Something you don’t see every day: a green anole on a pine tree.
Through the years here at AA, we’ve had discussion of the habitat use of the common green anole. In particular, there is a persistent belief that before the brown anole emigrated from Cuba, green anoles used all manner of anole habitat, from the bottom of trees to the very top of the canopy. Once the browns arrived, however, greens seem to have repeated back up the tree, ceding the low perches to the browns.
This is a very nice story, and probably true, but it’s surprising how little documentation we have of the habitat use of green anoles in places where browns don’t occur. In fact, more generally, it is quite surprising just how little we know about the natural history of green anoles throughout their natural range. For such a common species, you’d think its biology would be extremely well-known, but that is far from the case.

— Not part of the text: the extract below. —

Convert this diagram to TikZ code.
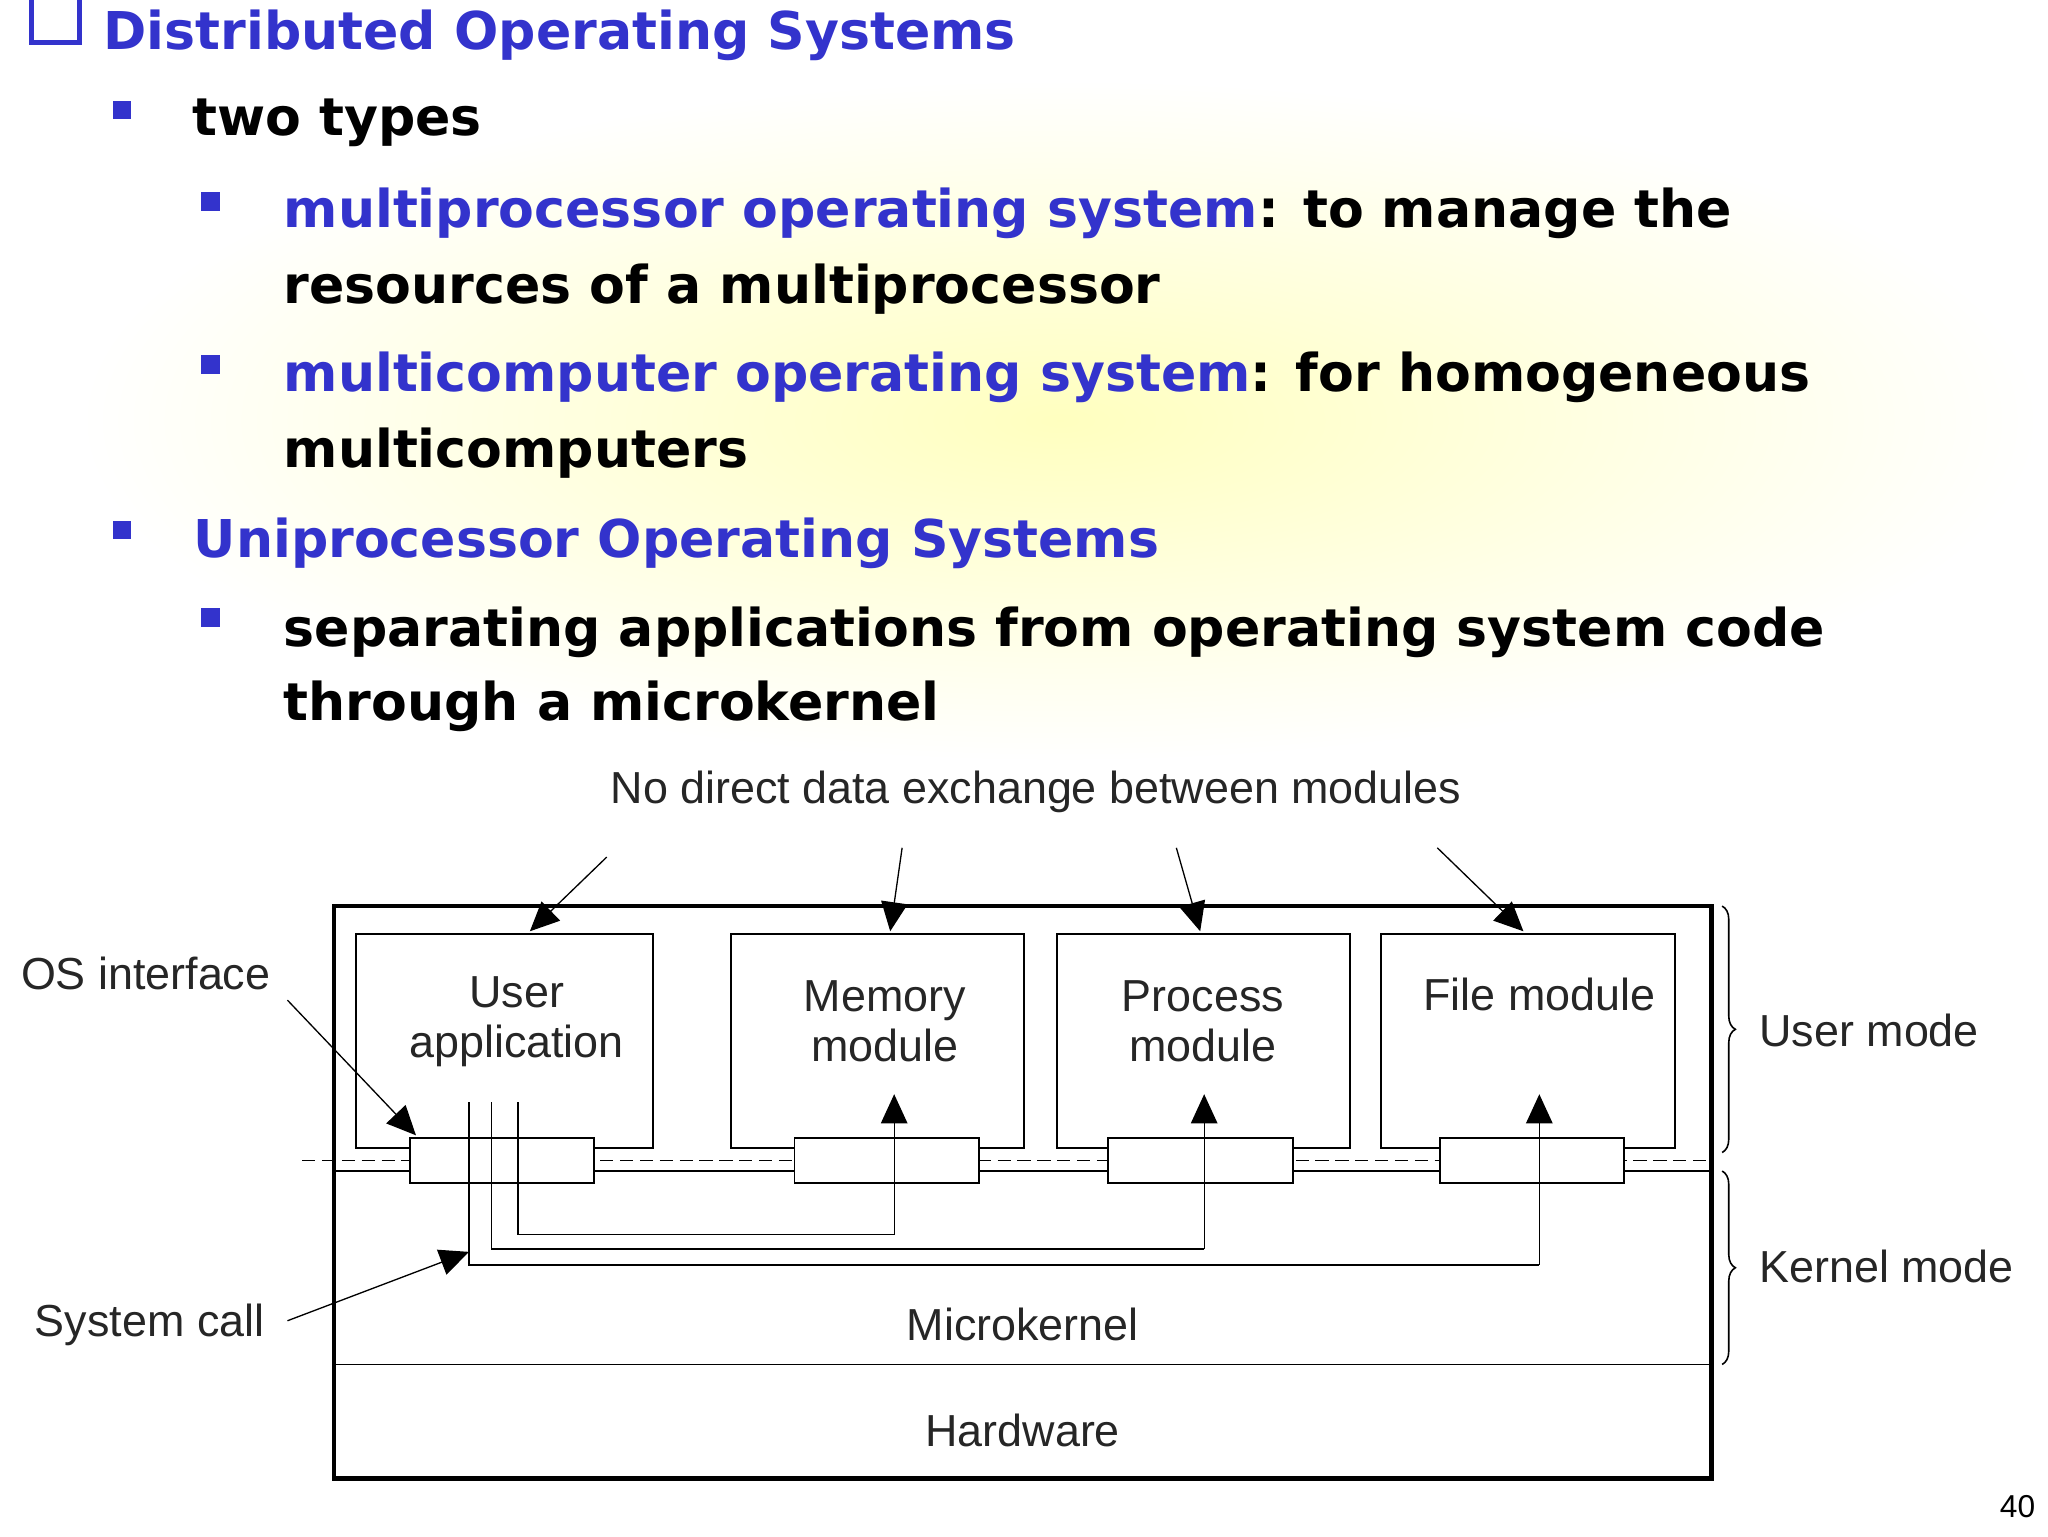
\documentclass[tikz,border=0pt]{standalone}
\usepackage{fontspec}
\setmainfont{DejaVu Sans}
\newfontfamily\dia{Liberation Sans}
\usetikzlibrary{decorations.pathreplacing,arrows.meta}
\definecolor{tblue}{RGB}{51,51,204}
\begin{document}
\begin{tikzpicture}[x=1bp,y=-1bp,
  bt/.style={anchor=west,font=\bfseries\fontsize{39.5}{44}\selectfont,inner sep=0},
  bl/.style={fill=tblue,minimum size=14bp,inner sep=0},
  mod/.style={draw,line width=1.5bp,anchor=north west,inner sep=0},
  dt/.style={font=\dia\fontsize{34}{38}\selectfont,inner sep=0,text=black!85},
  ar/.style={-{Triangle[length=22bp,width=20bp]},line width=1bp},
  thin/.style={line width=1.2bp}]
\useasboundingbox (0,0) rectangle (1546,1160);
\shade[inner color=yellow!25,outer color=white] (60,60) rectangle (1540,575);
% title
\draw[tblue,line width=4bp] (24,0) -- (24,32) -- (60,32) -- (60,0);
\node[bt,text=tblue] (t0) at (78,27) {Distributed Operating Systems};
\node[bl] (b1) at (92,83) {};
\node[bt] (t1) at (145,93) {two types};
\node[bl] (b2) at (159,152) {};
\node[bt] (t2) at (214,161) {\textcolor{tblue}{multiprocessor operating system}: to manage the};
\node[bt] (t2b) at (214,218) {resources of a multiprocessor};
\node[bl] (b3) at (159,275) {};
\node[bt] (t3) at (214,285) {\textcolor{tblue}{multicomputer operating system}: for homogeneous};
\node[bt] (t3b) at (214,342) {multicomputers};
\node[bl] (b4) at (92,400) {};
\node[bt,text=tblue] (t4) at (146,410) {Uniprocessor Operating Systems};
\node[bl] (b5) at (159,466) {};
\node[bt] (t5) at (214,477) {separating applications from operating system code};
\node[bt] (t5b) at (214,533) {through a microkernel};
% diagram
\draw[line width=3.5bp] (252,684) rectangle (1292,1116);
\draw[thin] (252,1030) -- (1292,1030);
\node[dt] (hw) at (772,1080) {Hardware};
\node[dt] (mk) at (772,1000) {Microkernel};
\draw[thin,dash pattern=on 10bp off 5bp] (228,876) -- (1292,876);
\draw[thin] (252,884) -- (1292,884);
\node[mod,minimum width=224bp,minimum height=162bp] (ua) at (268,704) {};
\node[mod,minimum width=221bp,minimum height=162bp] (mm) at (551,704) {};
\node[mod,minimum width=221bp,minimum height=162bp] (pm) at (797,704) {};
\node[mod,minimum width=222bp,minimum height=162bp] (fm) at (1042,704) {};
\node[dt,align=center] at (390,771) {User\\application};
\node[dt,align=center] at (668,771) {Memory\\module};
\node[dt,align=center] at (908,771) {Process\\module};
\node[dt] at (1162,751) {File module};
\foreach \n/\x in {i1/309,i2/599,i3/836,i4/1086}
  \node[mod,fill=white,minimum width=139bp,minimum height=34bp] (\n) at (\x,858) {};
\draw[thin] (391,832) |- (675,932);
\draw[ar] (675,932) -- (675,826);
\draw[thin] (371,832) |- (909,943);
\draw[ar] (909,943) -- (909,826);
\draw[thin] (354,832) |- (1162,955);
\draw[ar] (1162,955) -- (1162,826);
% top labels
\node[dt] (nd) at (782,598) {No direct data exchange between modules};
\coordinate (a1) at (458,647); \coordinate (a2) at (681,640);
\coordinate (a3) at (888,640); \coordinate (a4) at (1085,640);
\draw[ar] (a1) -- (400,703);
\draw[ar] (a2) -- (672,703);
\draw[ar] (a3) -- (906,703);
\draw[ar] (a4) -- (1150,703);
\node[dt] (osi) at (110,735) {OS interface};
\draw[ar] (217,755) -- (314,857);
\node[dt] (sc) at (113,1000) {System call};
\draw[ar] (217,997) -- (354,945);
\draw[thin,decorate,decoration={brace,amplitude=10bp}] (1300,684) -- (1300,870);
\draw[thin,decorate,decoration={brace,amplitude=10bp}] (1300,884) -- (1300,1030);
\node[dt,anchor=west] (um) at (1328,778) {User mode};
\node[dt,anchor=west] (km) at (1328,956) {Kernel mode};
\node[font=\dia\fontsize{24}{28}\selectfont] (pg) at (1523,1137) {40};
\end{tikzpicture}
\end{document}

A while back, Janson Jones referred to the green anoles in his then-neighborhood (he’s since moved) in Georgia as low-riders, a possible example of green anole habitat use in the absence of browns. With this in mind, I was delighted to get a chance to see what the greens are up to in Alabama, a state that is still mostly–at least for now–mostly brown anole free.
Across the street from Pi Kappa Kappa.
On the campus of the University of Alabam in Tuscaloosa, greens were moderately abundant when the sun was out. The fellow to the right was strutting his stuff on sorority row, but his comrades elsewhere were in similar habitats on trees, moving up to into the canopy when harassed by an old dude with an iPhone.
But then I had the good fortune to get taken to a nearby pine forest by whiptail lizard geneticist turned turtle biologist Peter Scott, a grad student at UA. Peter told me that he often saw (or, rather, heard) green anoles scurrying through the leaf litter when he approached, running to the nearest tree which it then ascended. It seemed unlikely, but sure enough, that’s where the greens we found were, down low, in very un-green anole-like habitat.
Alabama low-ridin’ green anole
Of course, these were just a few observations made over the course of a short hike one afternoon. But clearly there’s a lot to learn about green anoles–what they do in places without competitors, and how that changes when brown anoles arrive. Seems like a great project out there, just waiting for someone to do it.